>>>

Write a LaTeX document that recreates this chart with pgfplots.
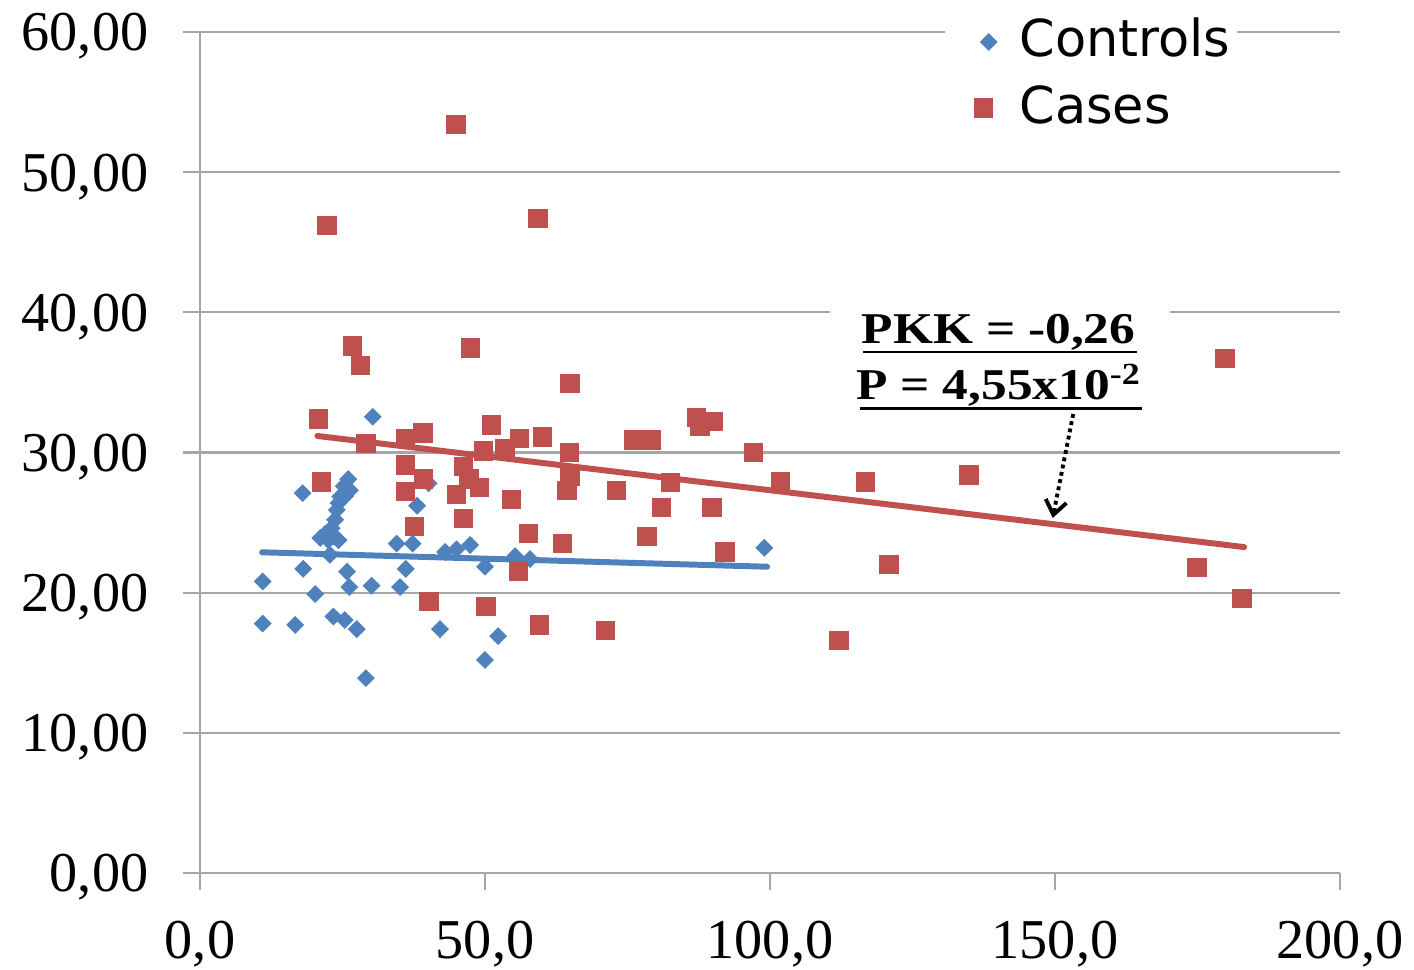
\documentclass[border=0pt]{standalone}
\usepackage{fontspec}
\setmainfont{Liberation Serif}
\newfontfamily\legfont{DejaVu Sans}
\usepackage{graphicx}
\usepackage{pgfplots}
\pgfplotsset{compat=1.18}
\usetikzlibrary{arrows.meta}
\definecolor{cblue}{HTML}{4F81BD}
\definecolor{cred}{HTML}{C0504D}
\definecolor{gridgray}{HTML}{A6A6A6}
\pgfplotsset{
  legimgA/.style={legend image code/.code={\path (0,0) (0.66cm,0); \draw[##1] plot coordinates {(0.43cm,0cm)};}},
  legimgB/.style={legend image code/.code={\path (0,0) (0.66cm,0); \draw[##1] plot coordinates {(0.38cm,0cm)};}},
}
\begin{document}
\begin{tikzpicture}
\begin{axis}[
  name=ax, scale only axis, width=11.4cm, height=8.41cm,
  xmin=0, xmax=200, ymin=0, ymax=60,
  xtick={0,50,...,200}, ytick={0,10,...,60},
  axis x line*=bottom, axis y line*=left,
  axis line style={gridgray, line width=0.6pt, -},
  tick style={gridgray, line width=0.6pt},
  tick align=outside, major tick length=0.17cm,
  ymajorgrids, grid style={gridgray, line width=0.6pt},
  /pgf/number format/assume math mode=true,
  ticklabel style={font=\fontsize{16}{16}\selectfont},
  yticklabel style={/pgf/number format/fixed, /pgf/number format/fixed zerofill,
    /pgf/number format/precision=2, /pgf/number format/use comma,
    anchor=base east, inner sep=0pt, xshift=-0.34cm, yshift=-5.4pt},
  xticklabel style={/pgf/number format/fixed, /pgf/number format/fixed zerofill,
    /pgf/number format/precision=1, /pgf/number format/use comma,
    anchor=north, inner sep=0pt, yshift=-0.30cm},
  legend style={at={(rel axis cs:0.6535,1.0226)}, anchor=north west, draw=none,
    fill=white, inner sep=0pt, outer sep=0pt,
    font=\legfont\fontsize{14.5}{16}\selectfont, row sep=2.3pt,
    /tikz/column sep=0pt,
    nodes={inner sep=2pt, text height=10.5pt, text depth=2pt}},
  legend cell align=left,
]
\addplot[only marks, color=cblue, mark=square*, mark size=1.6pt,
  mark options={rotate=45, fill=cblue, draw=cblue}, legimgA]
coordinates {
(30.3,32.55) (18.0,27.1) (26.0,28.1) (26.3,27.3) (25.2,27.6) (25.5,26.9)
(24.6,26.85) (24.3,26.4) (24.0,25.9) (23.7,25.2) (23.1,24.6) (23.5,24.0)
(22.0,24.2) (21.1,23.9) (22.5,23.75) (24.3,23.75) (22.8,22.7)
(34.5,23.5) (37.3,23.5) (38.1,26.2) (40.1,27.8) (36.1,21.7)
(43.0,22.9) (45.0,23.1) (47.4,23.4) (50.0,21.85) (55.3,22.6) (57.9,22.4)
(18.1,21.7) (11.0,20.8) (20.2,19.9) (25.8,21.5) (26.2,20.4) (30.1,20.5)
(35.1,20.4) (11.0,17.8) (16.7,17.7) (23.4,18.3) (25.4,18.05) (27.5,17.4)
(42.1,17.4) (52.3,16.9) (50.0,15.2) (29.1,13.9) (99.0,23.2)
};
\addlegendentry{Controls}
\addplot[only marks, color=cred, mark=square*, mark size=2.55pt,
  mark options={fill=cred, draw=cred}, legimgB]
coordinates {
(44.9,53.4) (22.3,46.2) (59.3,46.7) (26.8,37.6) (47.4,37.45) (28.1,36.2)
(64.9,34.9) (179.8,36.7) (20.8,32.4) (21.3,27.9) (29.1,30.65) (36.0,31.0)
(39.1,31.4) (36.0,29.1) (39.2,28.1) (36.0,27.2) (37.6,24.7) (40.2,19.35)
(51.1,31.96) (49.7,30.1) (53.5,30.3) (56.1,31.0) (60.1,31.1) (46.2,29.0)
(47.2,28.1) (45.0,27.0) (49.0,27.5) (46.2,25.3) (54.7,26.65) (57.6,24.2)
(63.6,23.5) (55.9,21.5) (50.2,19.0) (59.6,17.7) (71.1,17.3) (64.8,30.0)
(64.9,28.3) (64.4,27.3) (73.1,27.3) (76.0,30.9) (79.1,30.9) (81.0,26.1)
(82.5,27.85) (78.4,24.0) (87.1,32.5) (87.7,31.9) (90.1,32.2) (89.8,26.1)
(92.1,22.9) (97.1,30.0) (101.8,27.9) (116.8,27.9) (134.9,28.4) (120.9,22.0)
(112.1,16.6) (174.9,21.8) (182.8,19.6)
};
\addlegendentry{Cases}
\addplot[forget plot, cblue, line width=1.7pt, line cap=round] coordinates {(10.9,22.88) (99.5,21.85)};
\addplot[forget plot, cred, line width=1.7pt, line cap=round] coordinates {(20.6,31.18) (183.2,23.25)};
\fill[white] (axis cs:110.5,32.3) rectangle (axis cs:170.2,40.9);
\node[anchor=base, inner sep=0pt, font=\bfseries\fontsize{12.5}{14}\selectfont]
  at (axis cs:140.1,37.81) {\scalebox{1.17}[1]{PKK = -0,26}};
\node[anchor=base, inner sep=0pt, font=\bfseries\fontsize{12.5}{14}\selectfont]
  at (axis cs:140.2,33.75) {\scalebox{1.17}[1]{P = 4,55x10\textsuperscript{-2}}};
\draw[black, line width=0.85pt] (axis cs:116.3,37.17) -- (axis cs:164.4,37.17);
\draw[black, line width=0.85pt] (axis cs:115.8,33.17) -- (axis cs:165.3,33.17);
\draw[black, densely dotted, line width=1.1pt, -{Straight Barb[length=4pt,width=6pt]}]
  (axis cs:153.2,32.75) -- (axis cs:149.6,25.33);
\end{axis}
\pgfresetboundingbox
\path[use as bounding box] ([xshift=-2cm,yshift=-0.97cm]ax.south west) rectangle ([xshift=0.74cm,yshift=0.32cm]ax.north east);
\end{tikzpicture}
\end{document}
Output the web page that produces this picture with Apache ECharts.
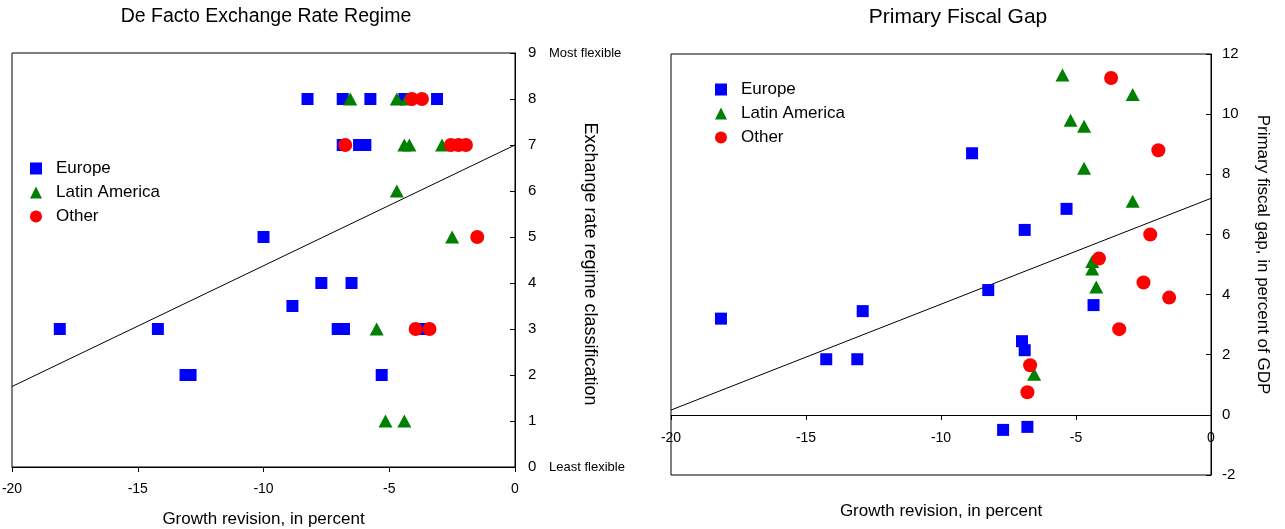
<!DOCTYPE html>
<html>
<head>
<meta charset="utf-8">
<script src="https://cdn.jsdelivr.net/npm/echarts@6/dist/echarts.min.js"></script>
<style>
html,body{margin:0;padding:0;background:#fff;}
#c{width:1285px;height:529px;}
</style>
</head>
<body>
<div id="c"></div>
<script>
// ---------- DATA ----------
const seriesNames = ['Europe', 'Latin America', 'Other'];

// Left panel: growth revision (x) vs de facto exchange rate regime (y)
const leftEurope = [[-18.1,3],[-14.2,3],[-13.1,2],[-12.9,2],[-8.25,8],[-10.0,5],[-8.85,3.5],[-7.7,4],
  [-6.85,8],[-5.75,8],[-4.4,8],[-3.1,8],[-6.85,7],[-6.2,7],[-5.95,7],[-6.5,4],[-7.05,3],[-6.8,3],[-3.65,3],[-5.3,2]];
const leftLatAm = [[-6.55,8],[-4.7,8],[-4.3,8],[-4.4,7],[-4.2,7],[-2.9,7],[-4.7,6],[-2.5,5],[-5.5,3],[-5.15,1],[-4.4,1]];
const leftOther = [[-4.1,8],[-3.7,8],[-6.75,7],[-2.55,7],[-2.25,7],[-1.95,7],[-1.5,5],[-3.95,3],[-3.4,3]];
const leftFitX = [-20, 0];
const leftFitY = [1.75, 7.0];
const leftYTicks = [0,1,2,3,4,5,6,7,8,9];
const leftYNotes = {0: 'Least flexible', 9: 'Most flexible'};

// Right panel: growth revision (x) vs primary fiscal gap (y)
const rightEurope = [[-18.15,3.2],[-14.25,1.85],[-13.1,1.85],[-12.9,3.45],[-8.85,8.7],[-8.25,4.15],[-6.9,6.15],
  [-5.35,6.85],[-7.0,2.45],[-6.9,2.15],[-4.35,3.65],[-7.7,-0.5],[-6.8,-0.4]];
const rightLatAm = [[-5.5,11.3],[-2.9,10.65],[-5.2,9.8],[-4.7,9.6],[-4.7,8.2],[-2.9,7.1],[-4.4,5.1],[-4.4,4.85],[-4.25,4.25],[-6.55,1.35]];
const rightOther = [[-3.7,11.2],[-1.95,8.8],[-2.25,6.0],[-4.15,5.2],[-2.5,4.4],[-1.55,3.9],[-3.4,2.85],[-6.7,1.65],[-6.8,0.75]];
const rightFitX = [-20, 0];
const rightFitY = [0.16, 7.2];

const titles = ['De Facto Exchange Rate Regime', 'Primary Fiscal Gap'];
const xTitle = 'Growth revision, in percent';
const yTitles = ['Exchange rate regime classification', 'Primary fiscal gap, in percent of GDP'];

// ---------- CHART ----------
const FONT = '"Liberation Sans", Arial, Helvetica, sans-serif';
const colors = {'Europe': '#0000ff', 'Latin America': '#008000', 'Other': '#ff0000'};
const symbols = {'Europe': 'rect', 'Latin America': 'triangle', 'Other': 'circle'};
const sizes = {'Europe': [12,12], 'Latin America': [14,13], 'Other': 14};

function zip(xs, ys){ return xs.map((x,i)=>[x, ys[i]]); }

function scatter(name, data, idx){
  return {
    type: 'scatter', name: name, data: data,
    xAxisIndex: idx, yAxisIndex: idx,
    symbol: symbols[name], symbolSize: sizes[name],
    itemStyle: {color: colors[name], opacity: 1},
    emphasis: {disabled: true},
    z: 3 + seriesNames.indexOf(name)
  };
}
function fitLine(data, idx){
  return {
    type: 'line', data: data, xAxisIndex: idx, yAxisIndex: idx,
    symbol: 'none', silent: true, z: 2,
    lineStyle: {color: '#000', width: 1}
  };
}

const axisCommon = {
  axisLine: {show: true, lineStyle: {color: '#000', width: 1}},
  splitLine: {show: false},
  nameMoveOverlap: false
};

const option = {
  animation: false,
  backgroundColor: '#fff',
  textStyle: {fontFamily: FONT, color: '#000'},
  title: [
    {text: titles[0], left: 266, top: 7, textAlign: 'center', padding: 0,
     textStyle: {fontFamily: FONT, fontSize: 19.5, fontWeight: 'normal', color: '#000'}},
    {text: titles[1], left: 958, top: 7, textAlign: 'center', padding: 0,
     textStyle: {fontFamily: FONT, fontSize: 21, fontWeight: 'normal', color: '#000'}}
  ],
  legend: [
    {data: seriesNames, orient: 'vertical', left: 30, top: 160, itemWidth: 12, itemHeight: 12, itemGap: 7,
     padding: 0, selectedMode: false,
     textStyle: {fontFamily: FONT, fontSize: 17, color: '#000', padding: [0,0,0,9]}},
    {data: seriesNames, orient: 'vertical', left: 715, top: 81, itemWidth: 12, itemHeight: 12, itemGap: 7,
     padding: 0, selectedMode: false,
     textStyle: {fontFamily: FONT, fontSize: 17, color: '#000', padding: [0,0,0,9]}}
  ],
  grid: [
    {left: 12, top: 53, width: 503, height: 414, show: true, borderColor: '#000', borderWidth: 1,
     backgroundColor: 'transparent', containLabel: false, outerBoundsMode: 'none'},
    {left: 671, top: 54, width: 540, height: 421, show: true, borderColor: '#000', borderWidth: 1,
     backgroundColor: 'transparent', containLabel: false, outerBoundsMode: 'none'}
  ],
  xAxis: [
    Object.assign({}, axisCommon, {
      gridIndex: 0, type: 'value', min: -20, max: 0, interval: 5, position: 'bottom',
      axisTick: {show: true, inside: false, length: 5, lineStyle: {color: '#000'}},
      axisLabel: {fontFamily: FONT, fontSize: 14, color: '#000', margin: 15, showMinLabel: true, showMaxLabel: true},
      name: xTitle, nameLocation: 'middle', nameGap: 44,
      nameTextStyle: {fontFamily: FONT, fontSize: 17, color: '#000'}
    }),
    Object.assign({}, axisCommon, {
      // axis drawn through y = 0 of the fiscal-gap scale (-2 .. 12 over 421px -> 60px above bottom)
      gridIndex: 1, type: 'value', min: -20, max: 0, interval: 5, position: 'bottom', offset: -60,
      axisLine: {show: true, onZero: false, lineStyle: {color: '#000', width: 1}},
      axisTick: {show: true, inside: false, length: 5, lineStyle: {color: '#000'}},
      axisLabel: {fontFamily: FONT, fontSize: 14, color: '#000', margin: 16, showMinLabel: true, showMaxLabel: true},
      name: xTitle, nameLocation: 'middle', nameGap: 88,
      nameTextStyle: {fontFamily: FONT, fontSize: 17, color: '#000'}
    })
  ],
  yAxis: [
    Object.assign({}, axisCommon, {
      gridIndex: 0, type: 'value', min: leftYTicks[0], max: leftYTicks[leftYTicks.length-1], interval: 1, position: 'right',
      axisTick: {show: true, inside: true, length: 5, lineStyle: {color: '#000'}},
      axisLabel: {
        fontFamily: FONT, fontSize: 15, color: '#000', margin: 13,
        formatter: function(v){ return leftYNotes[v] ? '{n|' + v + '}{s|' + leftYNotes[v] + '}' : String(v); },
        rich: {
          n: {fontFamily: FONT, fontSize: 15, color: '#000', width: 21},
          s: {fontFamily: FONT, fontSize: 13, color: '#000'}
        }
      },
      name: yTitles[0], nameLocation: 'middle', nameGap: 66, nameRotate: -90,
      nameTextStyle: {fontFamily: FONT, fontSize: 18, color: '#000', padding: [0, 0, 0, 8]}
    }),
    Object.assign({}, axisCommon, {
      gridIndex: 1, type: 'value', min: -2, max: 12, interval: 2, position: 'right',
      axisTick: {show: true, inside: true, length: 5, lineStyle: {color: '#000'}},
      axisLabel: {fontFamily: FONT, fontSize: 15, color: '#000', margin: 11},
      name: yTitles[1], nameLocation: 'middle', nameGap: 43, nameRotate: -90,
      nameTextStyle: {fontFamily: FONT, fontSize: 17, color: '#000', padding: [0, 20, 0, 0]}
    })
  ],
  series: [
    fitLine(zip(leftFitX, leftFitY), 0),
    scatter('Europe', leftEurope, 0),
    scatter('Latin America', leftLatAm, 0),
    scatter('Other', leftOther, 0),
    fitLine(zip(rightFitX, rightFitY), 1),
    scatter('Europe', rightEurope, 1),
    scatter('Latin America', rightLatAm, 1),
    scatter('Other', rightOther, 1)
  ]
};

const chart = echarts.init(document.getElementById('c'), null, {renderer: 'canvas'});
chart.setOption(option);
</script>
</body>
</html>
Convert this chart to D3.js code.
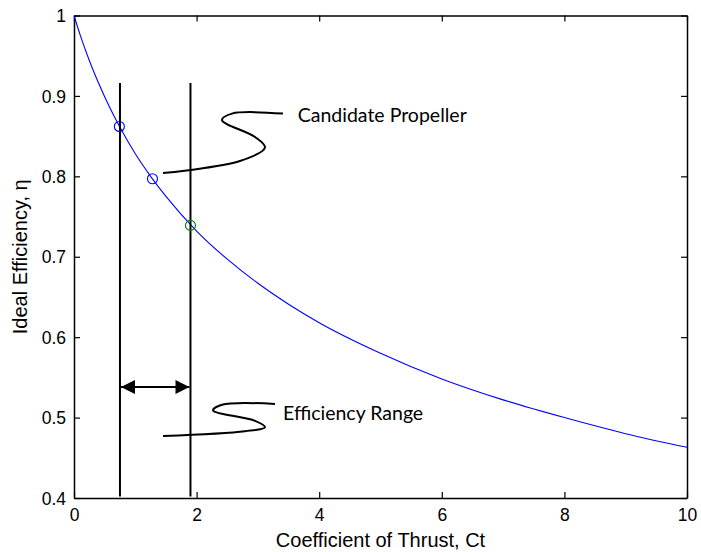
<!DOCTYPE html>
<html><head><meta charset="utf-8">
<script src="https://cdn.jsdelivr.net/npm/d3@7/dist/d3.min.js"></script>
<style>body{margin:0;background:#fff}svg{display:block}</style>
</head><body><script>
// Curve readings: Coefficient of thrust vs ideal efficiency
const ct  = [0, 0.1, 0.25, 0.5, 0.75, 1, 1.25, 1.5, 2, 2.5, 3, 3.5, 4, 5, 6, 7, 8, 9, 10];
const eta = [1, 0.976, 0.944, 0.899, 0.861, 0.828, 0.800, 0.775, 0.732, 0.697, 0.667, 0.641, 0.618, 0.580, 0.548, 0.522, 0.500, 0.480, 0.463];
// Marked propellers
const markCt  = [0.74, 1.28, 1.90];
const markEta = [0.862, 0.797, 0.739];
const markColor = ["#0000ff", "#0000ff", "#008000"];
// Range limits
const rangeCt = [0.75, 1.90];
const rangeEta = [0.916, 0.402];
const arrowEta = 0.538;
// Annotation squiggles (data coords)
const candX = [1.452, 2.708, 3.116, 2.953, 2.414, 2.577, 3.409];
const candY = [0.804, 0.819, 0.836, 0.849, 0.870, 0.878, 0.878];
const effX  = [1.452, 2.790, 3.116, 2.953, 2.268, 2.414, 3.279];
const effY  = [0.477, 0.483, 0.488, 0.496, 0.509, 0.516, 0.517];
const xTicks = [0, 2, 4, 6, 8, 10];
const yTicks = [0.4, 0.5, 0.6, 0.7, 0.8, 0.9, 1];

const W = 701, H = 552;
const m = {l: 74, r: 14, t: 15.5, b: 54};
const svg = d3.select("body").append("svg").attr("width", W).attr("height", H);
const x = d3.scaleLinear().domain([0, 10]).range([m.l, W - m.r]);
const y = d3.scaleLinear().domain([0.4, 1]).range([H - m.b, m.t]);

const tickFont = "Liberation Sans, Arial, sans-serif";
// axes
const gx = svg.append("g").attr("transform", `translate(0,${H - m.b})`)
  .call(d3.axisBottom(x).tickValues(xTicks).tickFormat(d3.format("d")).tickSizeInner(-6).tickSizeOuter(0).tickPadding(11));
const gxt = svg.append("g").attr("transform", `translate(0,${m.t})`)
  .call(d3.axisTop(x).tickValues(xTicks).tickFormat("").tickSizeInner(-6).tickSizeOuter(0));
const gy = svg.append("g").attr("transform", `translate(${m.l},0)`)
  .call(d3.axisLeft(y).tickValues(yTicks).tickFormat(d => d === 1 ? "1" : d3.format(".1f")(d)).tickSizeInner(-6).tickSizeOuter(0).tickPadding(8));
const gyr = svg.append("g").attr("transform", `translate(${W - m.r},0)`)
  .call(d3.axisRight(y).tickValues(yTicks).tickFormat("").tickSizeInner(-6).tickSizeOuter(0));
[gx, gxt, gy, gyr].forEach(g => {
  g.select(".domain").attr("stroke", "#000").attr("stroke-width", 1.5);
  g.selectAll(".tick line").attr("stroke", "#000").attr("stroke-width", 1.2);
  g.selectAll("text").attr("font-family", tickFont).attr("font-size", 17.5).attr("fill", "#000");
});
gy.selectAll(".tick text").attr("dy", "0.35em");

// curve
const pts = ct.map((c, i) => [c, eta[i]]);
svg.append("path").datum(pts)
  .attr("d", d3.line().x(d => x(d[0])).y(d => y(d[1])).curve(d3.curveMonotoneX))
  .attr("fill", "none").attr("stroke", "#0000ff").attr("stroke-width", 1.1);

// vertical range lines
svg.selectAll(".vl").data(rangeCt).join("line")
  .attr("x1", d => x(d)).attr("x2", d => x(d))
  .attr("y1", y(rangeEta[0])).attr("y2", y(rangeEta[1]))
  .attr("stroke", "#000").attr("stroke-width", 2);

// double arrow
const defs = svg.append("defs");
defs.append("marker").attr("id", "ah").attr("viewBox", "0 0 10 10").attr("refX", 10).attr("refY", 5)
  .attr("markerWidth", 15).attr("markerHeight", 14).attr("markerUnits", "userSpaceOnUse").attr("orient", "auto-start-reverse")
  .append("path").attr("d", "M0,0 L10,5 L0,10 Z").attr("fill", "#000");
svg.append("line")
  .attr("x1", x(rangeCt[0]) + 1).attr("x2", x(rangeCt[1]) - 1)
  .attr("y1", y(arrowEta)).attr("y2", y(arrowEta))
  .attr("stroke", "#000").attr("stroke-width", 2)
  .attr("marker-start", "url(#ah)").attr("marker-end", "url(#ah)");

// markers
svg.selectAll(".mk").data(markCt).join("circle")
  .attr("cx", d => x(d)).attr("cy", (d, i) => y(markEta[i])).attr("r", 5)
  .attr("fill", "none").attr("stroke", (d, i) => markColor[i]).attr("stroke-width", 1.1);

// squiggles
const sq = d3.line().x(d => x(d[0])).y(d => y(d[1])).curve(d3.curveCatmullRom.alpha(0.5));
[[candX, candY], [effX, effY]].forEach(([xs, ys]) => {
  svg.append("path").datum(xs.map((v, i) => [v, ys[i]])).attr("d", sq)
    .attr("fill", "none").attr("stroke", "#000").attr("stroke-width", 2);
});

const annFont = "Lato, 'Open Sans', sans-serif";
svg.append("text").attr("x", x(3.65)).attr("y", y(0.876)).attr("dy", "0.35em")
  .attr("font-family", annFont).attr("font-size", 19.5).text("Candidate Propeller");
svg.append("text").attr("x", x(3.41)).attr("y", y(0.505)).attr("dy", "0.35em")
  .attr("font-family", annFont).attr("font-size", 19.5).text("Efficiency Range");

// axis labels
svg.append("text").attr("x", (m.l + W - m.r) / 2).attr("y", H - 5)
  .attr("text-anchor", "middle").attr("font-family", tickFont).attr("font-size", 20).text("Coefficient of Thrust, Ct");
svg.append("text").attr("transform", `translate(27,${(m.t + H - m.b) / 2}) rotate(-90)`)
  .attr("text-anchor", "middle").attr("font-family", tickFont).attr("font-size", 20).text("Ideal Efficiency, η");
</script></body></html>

<<<

# REQUIRED WORK
Above are some records; extract exactly the lines from the one containing "Output the web" through the one containing "return xs.map((x,i)=>[x, ys[i]]);" and drop the pictures.

# WORKED SOLUTION
Output the web page that produces this picture with Apache ECharts.
<!DOCTYPE html>
<html>
<head>
<meta charset="utf-8">
<script src="https://cdn.jsdelivr.net/npm/echarts@6/dist/echarts.min.js"></script>
<style>
html,body{margin:0;padding:0;background:#fff;}
#c{width:1285px;height:529px;}
</style>
</head>
<body>
<div id="c"></div>
<script>
// ---------- DATA ----------
const seriesNames = ['Europe', 'Latin America', 'Other'];

// Left panel: growth revision (x) vs de facto exchange rate regime (y)
const leftEurope = [[-18.1,3],[-14.2,3],[-13.1,2],[-12.9,2],[-8.25,8],[-10.0,5],[-8.85,3.5],[-7.7,4],
  [-6.85,8],[-5.75,8],[-4.4,8],[-3.1,8],[-6.85,7],[-6.2,7],[-5.95,7],[-6.5,4],[-7.05,3],[-6.8,3],[-3.65,3],[-5.3,2]];
const leftLatAm = [[-6.55,8],[-4.7,8],[-4.3,8],[-4.4,7],[-4.2,7],[-2.9,7],[-4.7,6],[-2.5,5],[-5.5,3],[-5.15,1],[-4.4,1]];
const leftOther = [[-4.1,8],[-3.7,8],[-6.75,7],[-2.55,7],[-2.25,7],[-1.95,7],[-1.5,5],[-3.95,3],[-3.4,3]];
const leftFitX = [-20, 0];
const leftFitY = [1.75, 7.0];
const leftYTicks = [0,1,2,3,4,5,6,7,8,9];
const leftYNotes = {0: 'Least flexible', 9: 'Most flexible'};

// Right panel: growth revision (x) vs primary fiscal gap (y)
const rightEurope = [[-18.15,3.2],[-14.25,1.85],[-13.1,1.85],[-12.9,3.45],[-8.85,8.7],[-8.25,4.15],[-6.9,6.15],
  [-5.35,6.85],[-7.0,2.45],[-6.9,2.15],[-4.35,3.65],[-7.7,-0.5],[-6.8,-0.4]];
const rightLatAm = [[-5.5,11.3],[-2.9,10.65],[-5.2,9.8],[-4.7,9.6],[-4.7,8.2],[-2.9,7.1],[-4.4,5.1],[-4.4,4.85],[-4.25,4.25],[-6.55,1.35]];
const rightOther = [[-3.7,11.2],[-1.95,8.8],[-2.25,6.0],[-4.15,5.2],[-2.5,4.4],[-1.55,3.9],[-3.4,2.85],[-6.7,1.65],[-6.8,0.75]];
const rightFitX = [-20, 0];
const rightFitY = [0.16, 7.2];

const titles = ['De Facto Exchange Rate Regime', 'Primary Fiscal Gap'];
const xTitle = 'Growth revision, in percent';
const yTitles = ['Exchange rate regime classification', 'Primary fiscal gap, in percent of GDP'];

// ---------- CHART ----------
const FONT = '"Liberation Sans", Arial, Helvetica, sans-serif';
const colors = {'Europe': '#0000ff', 'Latin America': '#008000', 'Other': '#ff0000'};
const symbols = {'Europe': 'rect', 'Latin America': 'triangle', 'Other': 'circle'};
const sizes = {'Europe': [12,12], 'Latin America': [14,13], 'Other': 14};

function zip(xs, ys){ return xs.map((x,i)=>[x, ys[i]]); }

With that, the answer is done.